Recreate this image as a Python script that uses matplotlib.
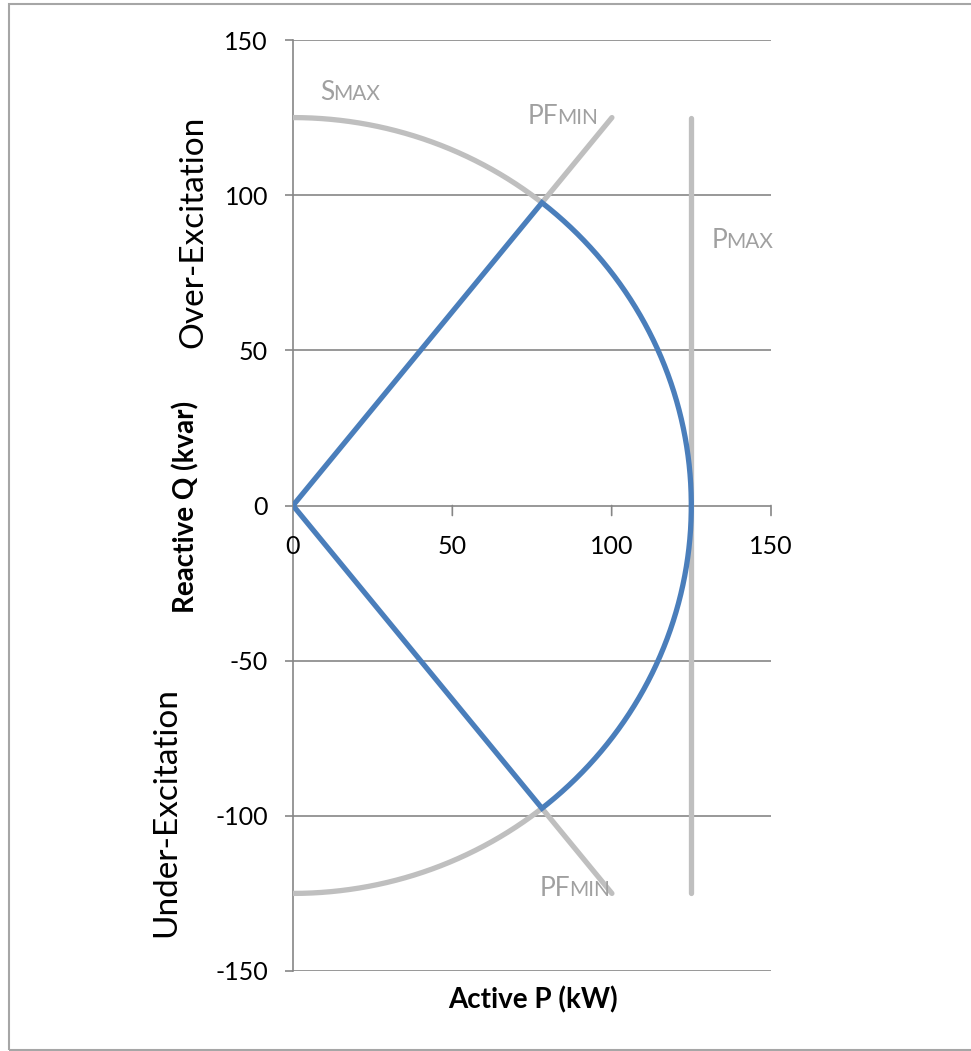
import numpy as np
import matplotlib
matplotlib.use("Agg")
import matplotlib.pyplot as plt
from matplotlib.offsetbox import TextArea, HPacker, AnnotationBbox
from matplotlib.patches import Rectangle

# ---- data ----
S_MAX = 125.0        # apparent power limit (kVA)
PF_MIN = 0.625       # minimum power factor
P_MAX = 125.0        # active power limit (kW)
Q_LIMIT = 125.0      # extent of the limit lines (kvar)

x_ticks = [0, 50, 100, 150]
y_ticks = [-150, -100, -50, 0, 50, 100, 150]
x_lim = (0, 150)
y_lim = (-150, 150)

labels = [("S", "MAX", 8.5, 133.0),
          ("PF", "MIN", 73.7, 125.5),
          ("P", "MAX", 131.5, 85.5),
          ("PF", "MIN", 77.5, -123.5)]

# ---- derived geometry ----
phi = np.arccos(PF_MIN)
arc_t = np.linspace(phi, -phi, 300)
blue_P = np.concatenate([[0.0], S_MAX * np.cos(arc_t), [0.0]])
blue_Q = np.concatenate([[0.0], S_MAX * np.sin(arc_t), [0.0]])

up_t = np.linspace(np.pi / 2, phi, 200)
lo_t = np.linspace(-np.pi / 2, -phi, 200)
corner_P = S_MAX * np.cos(phi)
corner_Q = S_MAX * np.sin(phi)
ray_P_end = Q_LIMIT / np.tan(phi)

plt.rcParams["font.family"] = ["Lato", "DejaVu Sans"]

fig = plt.figure(figsize=(9.71, 10.51), dpi=100)
ax = fig.add_axes([293 / 971, 1 - 971 / 1051, (771 - 293) / 971, (971 - 40) / 1051])

GRAY = "#bfbfbf"
BLUE = "#4a7ebb"
AX = "#868686"
LW = 3.8

# limit lines (gray)
ax.plot(S_MAX * np.cos(up_t), S_MAX * np.sin(up_t), color=GRAY, lw=LW, solid_capstyle="round", zorder=3)
ax.plot(S_MAX * np.cos(lo_t), S_MAX * np.sin(lo_t), color=GRAY, lw=LW, solid_capstyle="round", zorder=3)
ax.plot([corner_P, ray_P_end], [corner_Q, Q_LIMIT], color=GRAY, lw=LW, solid_capstyle="round", zorder=3)
ax.plot([corner_P, ray_P_end], [-corner_Q, -Q_LIMIT], color=GRAY, lw=LW, solid_capstyle="round", zorder=3)
ax.plot([P_MAX, P_MAX], [-Q_LIMIT, Q_LIMIT], color=GRAY, lw=LW, solid_capstyle="round", zorder=3)

# capability region (blue)
ax.plot(blue_P, blue_Q, color=BLUE, lw=LW, solid_joinstyle="miter", solid_capstyle="round", zorder=4)

ax.set_xlim(*x_lim)
ax.set_ylim(*y_lim)
ax.set_yticks(y_ticks)
ax.set_yticklabels([str(v) for v in y_ticks])
ax.set_xticks([])

for s in ["top", "right", "bottom"]:
    ax.spines[s].set_visible(False)
ax.spines["left"].set_position(("data", 0))
ax.spines["left"].set_color(AX)
ax.spines["left"].set_linewidth(1.2)

# horizontal gridlines (includes the x axis at Q=0)
for yv in y_ticks:
    ax.axhline(yv, color=AX, lw=1.2, zorder=1)

ax.tick_params(axis="y", direction="out", length=6, width=1.2, color=AX,
               labelsize=18, pad=12, labelcolor="#000000")

# x ticks and labels hang from the Q=0 line
for xv in x_ticks:
    if xv != 0:
        ax.annotate("", xy=(xv, 0), xycoords="data",
                    xytext=(0, -10), textcoords="offset pixels",
                    arrowprops=dict(arrowstyle="-", color=AX, lw=1.2,
                                    shrinkA=0, shrinkB=0))
    ax.annotate(str(xv), xy=(xv, 0), xycoords="data",
                xytext=(0, -41), textcoords="offset pixels",
                ha="center", va="center", fontsize=18, color="#000000",
                annotation_clip=False)

ax.patch.set_visible(False)

# subscript-style labels
TXT = "#a0a0a0"
for main, sub, xp, yp in labels:
    ta = TextArea(main, textprops=dict(size=19, color=TXT))
    tb = TextArea(sub, textprops=dict(size=15, color=TXT))
    box = HPacker(children=[ta, tb], align="baseline", pad=0, sep=-1)
    ab = AnnotationBbox(box, (xp, yp), xycoords="data", box_alignment=(0, 0.5),
                        frameon=False, pad=0, annotation_clip=False, zorder=5)
    ax.add_artist(ab)

# axis titles
fig.text(533 / 971, 1 - 1000 / 1051, "Active P (kW)", ha="center", va="center",
         fontsize=20, fontweight="bold", color="#000000")
fig.text(186 / 971, 1 - 507 / 1051, "Reactive Q (kvar)", ha="center", va="center",
         rotation=90, fontsize=20, fontweight="bold", color="#000000")
fig.text(193 / 971, 1 - 232 / 1051, "Over-Excitation", ha="center", va="center",
         rotation=90, fontsize=24, color="#000000")
fig.text(166 / 971, 1 - 812 / 1051, "Under-Excitation", ha="center", va="center",
         rotation=90, fontsize=24, color="#000000")

# chart area border
fig.patches.append(Rectangle((9 / 971, 1 / 1051), 1.0, 1 - 5 / 1051,
                             transform=fig.transFigure, fill=False,
                             edgecolor="#a6a6a6", lw=1.5))

fig.savefig("out.png", dpi=100)
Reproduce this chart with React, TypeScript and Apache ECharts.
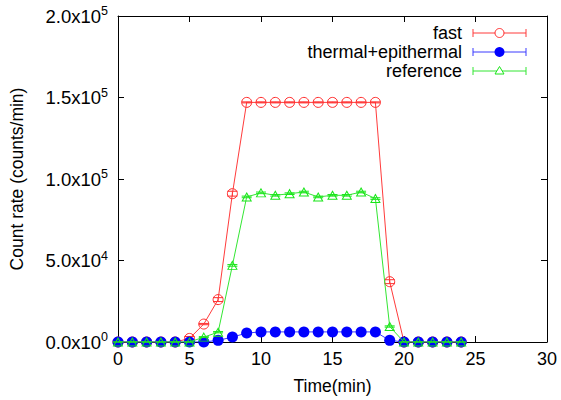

Exercise objective - Using the data above, write out every line exactly, leaving the images behind.

Solved exercise -
Recreate this image as a Python script that uses matplotlib.
import numpy as np
import matplotlib
matplotlib.use("Agg")
import matplotlib.pyplot as plt
from matplotlib.offsetbox import TextArea, HPacker, AnnotationBbox
from matplotlib.patches import Rectangle

# ---- data ----
S_MAX = 125.0        # apparent power limit (kVA)
PF_MIN = 0.625       # minimum power factor
P_MAX = 125.0        # active power limit (kW)
Q_LIMIT = 125.0      # extent of the limit lines (kvar)

x_ticks = [0, 50, 100, 150]
y_ticks = [-150, -100, -50, 0, 50, 100, 150]
x_lim = (0, 150)
y_lim = (-150, 150)

labels = [("S", "MAX", 8.5, 133.0),
          ("PF", "MIN", 73.7, 125.5),
          ("P", "MAX", 131.5, 85.5),
          ("PF", "MIN", 77.5, -123.5)]

# ---- derived geometry ----
phi = np.arccos(PF_MIN)
arc_t = np.linspace(phi, -phi, 300)
blue_P = np.concatenate([[0.0], S_MAX * np.cos(arc_t), [0.0]])
blue_Q = np.concatenate([[0.0], S_MAX * np.sin(arc_t), [0.0]])

up_t = np.linspace(np.pi / 2, phi, 200)
lo_t = np.linspace(-np.pi / 2, -phi, 200)
corner_P = S_MAX * np.cos(phi)
corner_Q = S_MAX * np.sin(phi)
ray_P_end = Q_LIMIT / np.tan(phi)

plt.rcParams["font.family"] = ["Lato", "DejaVu Sans"]

fig = plt.figure(figsize=(9.71, 10.51), dpi=100)
ax = fig.add_axes([293 / 971, 1 - 971 / 1051, (771 - 293) / 971, (971 - 40) / 1051])

GRAY = "#bfbfbf"
BLUE = "#4a7ebb"
AX = "#868686"
LW = 3.8

# limit lines (gray)
ax.plot(S_MAX * np.cos(up_t), S_MAX * np.sin(up_t), color=GRAY, lw=LW, solid_capstyle="round", zorder=3)
ax.plot(S_MAX * np.cos(lo_t), S_MAX * np.sin(lo_t), color=GRAY, lw=LW, solid_capstyle="round", zorder=3)
ax.plot([corner_P, ray_P_end], [corner_Q, Q_LIMIT], color=GRAY, lw=LW, solid_capstyle="round", zorder=3)
ax.plot([corner_P, ray_P_end], [-corner_Q, -Q_LIMIT], color=GRAY, lw=LW, solid_capstyle="round", zorder=3)
ax.plot([P_MAX, P_MAX], [-Q_LIMIT, Q_LIMIT], color=GRAY, lw=LW, solid_capstyle="round", zorder=3)

# capability region (blue)
ax.plot(blue_P, blue_Q, color=BLUE, lw=LW, solid_joinstyle="miter", solid_capstyle="round", zorder=4)

ax.set_xlim(*x_lim)
ax.set_ylim(*y_lim)
ax.set_yticks(y_ticks)
ax.set_yticklabels([str(v) for v in y_ticks])
ax.set_xticks([])

for s in ["top", "right", "bottom"]:
    ax.spines[s].set_visible(False)
ax.spines["left"].set_position(("data", 0))
ax.spines["left"].set_color(AX)
ax.spines["left"].set_linewidth(1.2)

# horizontal gridlines (includes the x axis at Q=0)
for yv in y_ticks:
    ax.axhline(yv, color=AX, lw=1.2, zorder=1)

ax.tick_params(axis="y", direction="out", length=6, width=1.2, color=AX,
               labelsize=18, pad=12, labelcolor="#000000")

# x ticks and labels hang from the Q=0 line
for xv in x_ticks:
    if xv != 0:
        ax.annotate("", xy=(xv, 0), xycoords="data",
                    xytext=(0, -10), textcoords="offset pixels",
                    arrowprops=dict(arrowstyle="-", color=AX, lw=1.2,
                                    shrinkA=0, shrinkB=0))
    ax.annotate(str(xv), xy=(xv, 0), xycoords="data",
                xytext=(0, -41), textcoords="offset pixels",
                ha="center", va="center", fontsize=18, color="#000000",
                annotation_clip=False)

ax.patch.set_visible(False)

# subscript-style labels
TXT = "#a0a0a0"
for main, sub, xp, yp in labels:
    ta = TextArea(main, textprops=dict(size=19, color=TXT))
    tb = TextArea(sub, textprops=dict(size=15, color=TXT))
    box = HPacker(children=[ta, tb], align="baseline", pad=0, sep=-1)
    ab = AnnotationBbox(box, (xp, yp), xycoords="data", box_alignment=(0, 0.5),
                        frameon=False, pad=0, annotation_clip=False, zorder=5)
    ax.add_artist(ab)

# axis titles
fig.text(533 / 971, 1 - 1000 / 1051, "Active P (kW)", ha="center", va="center",
         fontsize=20, fontweight="bold", color="#000000")
fig.text(186 / 971, 1 - 507 / 1051, "Reactive Q (kvar)", ha="center", va="center",
         rotation=90, fontsize=20, fontweight="bold", color="#000000")
fig.text(193 / 971, 1 - 232 / 1051, "Over-Excitation", ha="center", va="center",
         rotation=90, fontsize=24, color="#000000")
fig.text(166 / 971, 1 - 812 / 1051, "Under-Excitation", ha="center", va="center",
         rotation=90, fontsize=24, color="#000000")

# chart area border
fig.patches.append(Rectangle((9 / 971, 1 / 1051), 1.0, 1 - 5 / 1051,
                             transform=fig.transFigure, fill=False,
                             edgecolor="#a6a6a6", lw=1.5))

fig.savefig("out.png", dpi=100)
Reproduce this chart with React, TypeScript and Apache ECharts.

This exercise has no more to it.